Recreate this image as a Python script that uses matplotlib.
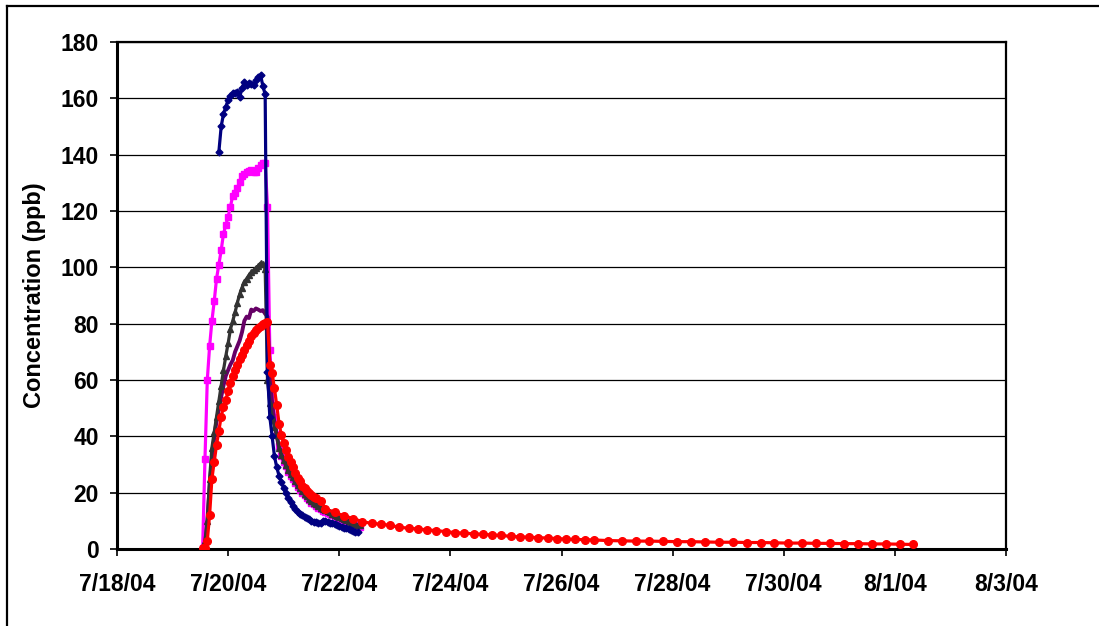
import matplotlib
matplotlib.use("Agg")
import matplotlib.pyplot as plt
import pandas as pd
from matplotlib.lines import Line2D

plt.rcParams['font.family'] = ['Liberation Sans', 'DejaVu Sans']
plt.rcParams['font.weight'] = 'bold'

START = pd.Timestamp("2004-07-18")

# sample times, hours after 7/18/04 00:00
blue_hours = list(range(44, 105))
pink_hours = list(range(37, 106))
gray_hours = list(range(37, 106))
purple_hours = list(range(37, 106))
red_hours = (list(range(37, 87)) + [88, 90, 94, 98, 102, 106]
             + list(range(110, 207, 4)) + list(range(212, 345, 6)))

# concentrations (ppb)
blue_ppb = [141, 150, 154.5, 157, 159.5, 161, 161.8, 161.8, 162.3, 160.6,
            163.5, 165.9, 164.7, 165.3, 165, 164.7, 166.5, 167.5, 168.3, 164.4,
            161.4,
            63, 47, 40, 33, 29, 26, 23.8, 21.5, 19.8, 18,
            16.7, 15.2, 14.2, 13.2, 12.6, 12, 11.4, 10.9, 10.5, 10.1,
            9.7, 9.5, 9.4, 9.3, 9.8, 10, 9.7, 9.4, 9.1, 8.8,
            8.5, 8.2, 7.9, 7.6, 7.3, 7.0, 6.8, 6.5, 6.2, 5.9]

pink_ppb = [0.5, 32, 60, 72, 81, 88, 96, 101, 106, 112,
            115, 118, 121.5, 125.5, 126.5, 128, 130.4, 132.3, 133, 133.9,
            134.3, 134.5, 134, 134, 135.1, 136.5, 137, 137,
            121.5, 70.6, 57, 47, 41, 36.5, 33, 31, 29.3, 27.5,
            26, 24.8, 23.4, 22, 21, 20, 19, 18.2, 17.3, 16.5,
            15.8, 15.2, 14.6, 14.1, 13.6, 13.2, 12.8, 12.4, 12, 11.6,
            11.2, 10.8, 10.4, 10, 9.7, 9.4, 9, 8.7, 8.4, 8.1, 7.8]

gray_ppb = [0.3, 3, 10, 25, 36, 41.5, 47, 52.5, 58, 63.5,
            68.5, 73, 78, 81, 84, 87.5, 90.5, 92.8, 94.8, 96,
            97.2, 98.2, 99, 99.8, 100.5, 101.5, 101.2, 99.5,
            60, 52, 47, 43.4, 40.5, 36, 33.5, 31.5, 30, 28,
            26.8, 25.5, 24, 22.6, 21.5, 20.6, 19.6, 18.8, 17.8, 17,
            16.4, 15.8, 15.2, 14.7, 14.2, 13.8, 13.4, 13, 12.6, 12.2,
            11.8, 11.4, 11, 10.6, 10.2, 9.9, 9.5, 9.2, 8.9, 8.6, 8.4]

purple_ppb = [0.3, 0.8, 10, 22, 32, 39.5, 45.5, 49.5, 54, 58,
              61.5, 63.5, 65.5, 67, 70, 72, 74, 77, 81, 82.5,
              82, 85, 84.5, 85.4, 85, 84.5, 84.8, 83.5, 82.5,
              62, 52, 45, 40, 36, 33.5, 31.5, 29.6, 27.8,
              26.3, 25, 23.6, 22.3, 21.2, 20.2, 19.3, 18.4, 17.6, 16.8,
              16.1, 15.5, 14.9, 14.4, 13.9, 13.5, 13.1, 12.7, 12.3, 11.9,
              11.5, 11.1, 10.7, 10.3, 10, 9.7, 9.4, 9.1, 8.8, 8.5, 8.2]

red_ppb = [0.3, 0.5, 3, 12, 25, 31, 37, 42, 47, 50.5,
           53, 56, 59, 61.5, 63.5, 65.5, 67.5, 69, 70.5, 72.4,
           74, 75.7, 76.8, 77.6, 78.3, 79, 79.8, 80.3, 80.6, 65.5,
           62.5, 57, 51, 44.5, 40.5, 37.8, 35.3, 32.8, 30.8, 29,
           27.1, 25.3, 24, 22.5, 21.5, 20.6, 19.8, 19.1, 18.6, 18.0,
           17, 14.2, 13.0, 11.8, 10.8, 9.7,
           9.1, 8.8, 8.4, 7.7, 7.4, 7.1, 6.8, 6.5, 6.2, 5.8,
           5.6, 5.4, 5.2, 5.0, 4.8, 4.5, 4.3, 4.2, 4.0, 3.9,
           3.7, 3.5, 3.4, 3.3, 3.2,
           3.0, 2.9, 2.8, 2.8, 2.7, 2.6, 2.6, 2.5, 2.4, 2.4,
           2.3, 2.3, 2.2, 2.1, 2.1, 2.0, 2.0, 1.9, 1.9, 1.8,
           1.8, 1.7, 1.6]

x_tick_labels = ['7/18/04', '7/20/04', '7/22/04', '7/24/04', '7/26/04',
                 '7/28/04', '7/30/04', '8/1/04', '8/3/04']
y_ticks = [0, 20, 40, 60, 80, 100, 120, 140, 160, 180]


def to_dates(hours):
    return START + pd.to_timedelta(hours, unit="h")


W, H = 1099, 626
fig = plt.figure(figsize=(W / 100, H / 100), dpi=100)
ax = fig.add_axes([117 / W, 77 / H, 889 / W, 507 / H])

# outer chart border (only left/top are inside the picture)
fig.add_artist(Line2D([7 / W, 7 / W], [0, 1 - 6 / H], color='black', lw=1.6,
                      transform=fig.transFigure))
fig.add_artist(Line2D([7 / W, 1], [1 - 6 / H, 1 - 6 / H], color='black', lw=1.6,
                      transform=fig.transFigure))

ax.plot(to_dates(pink_hours), pink_ppb, color='#FF00FF', lw=2.3, marker='s',
        ms=5, mec='#FF00FF', zorder=3)
ax.plot(to_dates(purple_hours), purple_ppb, color='#660066', lw=2.8, zorder=4)
ax.plot(to_dates(gray_hours), gray_ppb, color='#333333', lw=2.3, marker='^',
        ms=4.5, zorder=5)
ax.plot(to_dates(blue_hours), blue_ppb, color='#000080', lw=2.3, marker='D',
        ms=3.5, zorder=6)
ax.plot(to_dates(red_hours), red_ppb, color='#FF0000', lw=2.3, marker='o',
        ms=5.5, zorder=7)

ax.set_xlim(START, START + pd.Timedelta(days=16))
ax.set_ylim(0, 180)
x_ticks = pd.date_range(START, periods=len(x_tick_labels), freq='2D')
ax.set_xticks(x_ticks)
ax.set_xticklabels(x_tick_labels)
ax.set_yticks(y_ticks)
ax.yaxis.grid(True, color='black', lw=0.9)
ax.set_axisbelow(True)

ax.tick_params(axis='both', direction='out', length=5, width=1.2,
               colors='black', labelsize=16.5)
ax.tick_params(axis='x', pad=12)
ax.tick_params(axis='y', pad=8)
for lab in ax.get_xticklabels() + ax.get_yticklabels():
    lab.set_fontweight('bold')

for side in ['left', 'bottom']:
    ax.spines[side].set_linewidth(2.2)
for side in ['top', 'right']:
    ax.spines[side].set_linewidth(1.6)

ax.set_ylabel('Concentration (ppb)', fontsize=17, fontweight='bold')
ax.yaxis.set_label_coords(-(117 - 46) / 889, 0.5)

fig.savefig('out.png', dpi=100)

EXERCISE: Repeat exactly and only the lines from the start of the data above through the line that holds "list(range(212, 345, 6)))", inclusive. Pictures do not belong in the copy.

EXERCISE SOLUTION:
Recreate this image as a Python script that uses matplotlib.
import matplotlib
matplotlib.use("Agg")
import matplotlib.pyplot as plt
import pandas as pd
from matplotlib.lines import Line2D

plt.rcParams['font.family'] = ['Liberation Sans', 'DejaVu Sans']
plt.rcParams['font.weight'] = 'bold'

START = pd.Timestamp("2004-07-18")

# sample times, hours after 7/18/04 00:00
blue_hours = list(range(44, 105))
pink_hours = list(range(37, 106))
gray_hours = list(range(37, 106))
purple_hours = list(range(37, 106))
red_hours = (list(range(37, 87)) + [88, 90, 94, 98, 102, 106]
             + list(range(110, 207, 4)) + list(range(212, 345, 6)))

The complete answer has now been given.